Like any other business, one of the essential ingredients in creating a successful newspaper is bonding with your customers. You cultivate a level of trust with those who purchase your product, meaning they will know what to expect from you in each edition.
This is something that's hard-earned, and it is never taken lightly.
As such, we can't blame the publisher of the Dakota Dunes/North Sioux City Times for becoming upset when, just before last week's election, the Union County Republican Party put out a publication titled the "Lincoln Union County Times" that looked a lot like the actual newspaper, but its content was devoted to promoting GOP candidates and positions.
According to Dakota Dunes/North Sioux City publisher Bruce Odson, several of his readers were confused by the lookalike publication, creating what he called "mass confusion."
"We got calls saying, 'I can't believe you did that,' and I explained it wasn't us," he told the Press & Dakotan.
Odson devoted a part of the front page of last week's edition to highlight the incident and set the record straight.
He added that he believed the local party "knew that they were creating that confusion when they were sending it out."
Not so, said District 16 State Sen. Dan Lederman, who is the county party's chairman. He said the product was not a copycat publication. The name was "completely different" and had a disclaimer on it stating it was from the Union County GOP.
"I think Bruce Odson thinks people are stupid …," Lederman told the P&D.
Given the feedback and complaints Odson said he had, one must wonder what Lederman thinks of those people.
The GOP publication was clearly intended to confuse people. No, it wasn't an exact replica, so Lederman can justify the effort in that way, but it looked close enough to the actual newspaper — using a serif font in all caps for the "Times" name and employing many of the same design elements, albeit slightly altered — that it had to be designed to closely resemble a real and familiar publication.
Lederman has a point in that the name was different and there was a disclaimer, but this explanation is a technicality that glosses over the very important concept of branding. The brand — in this case, the nameplate — is what the readers see, day after day or week after week, and they become completely familiar with it visually. It's really no different than a logo for a soft drink or a chain store. As such, consumers might not notice the small but important tweaks that distinguish a copycat from the genuine article. That doesn't make the readers stupid; instead, it indicates in this case how effectively the real newspaper has branded itself visually. It also shows how carefully the copycat publication worked to mimic the real deal.
Lederman added that the party publication was called "Times" because it was a "name that was synonymous with newspapers." Well, so are such names as Journal, Press, Herald, Post, News, Gazette, Chronicle and Tribune.
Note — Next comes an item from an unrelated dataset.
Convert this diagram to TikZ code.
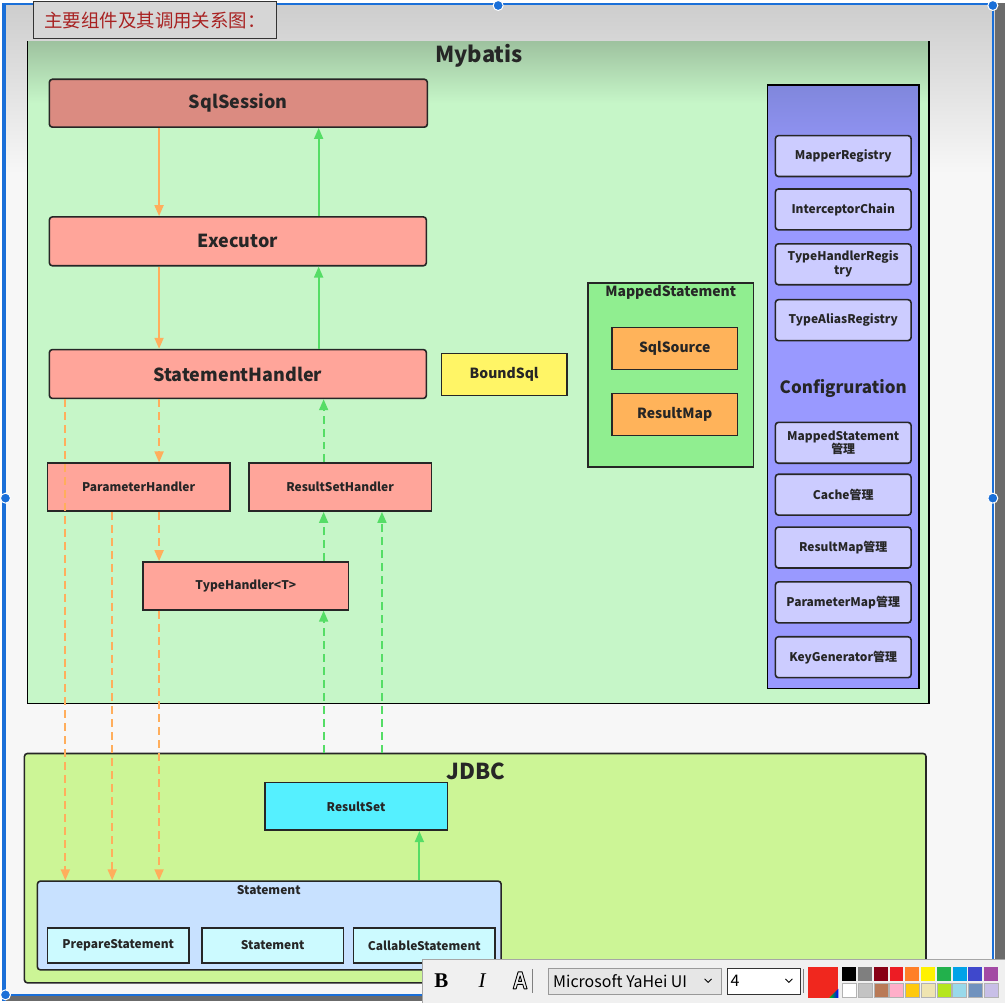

Of course, none of those titles sound like the Dakota Dunes/North Sioux City Times, which again was most certainly the point.
The faux publication's purpose in terms of its design was to function like a curveball that its creators hoped to throw by enough people to perhaps sway some votes. You can't fool all of the people all of the time, but if you can fool some of them once, on the eve of an election …
There are probably just enough differences in the GOP?publication's look — coupled with the disclaimer — that allow the makers of the copycat to legally get away with what they did. Perhaps that can be chalked up to crafty politics.
But the maneuver also willfully strays into unethical territory. It played on the market's familiarity with a local brand and tried to dress up campaign copy as real news. It was a calculated and devious ploy, and Odson has every right to be upset that his publication's brand could be mimicked in such a way.
At the very least, Lederman owes Odson and the readers of the Dakota Dunes/North Sioux City Times an apology.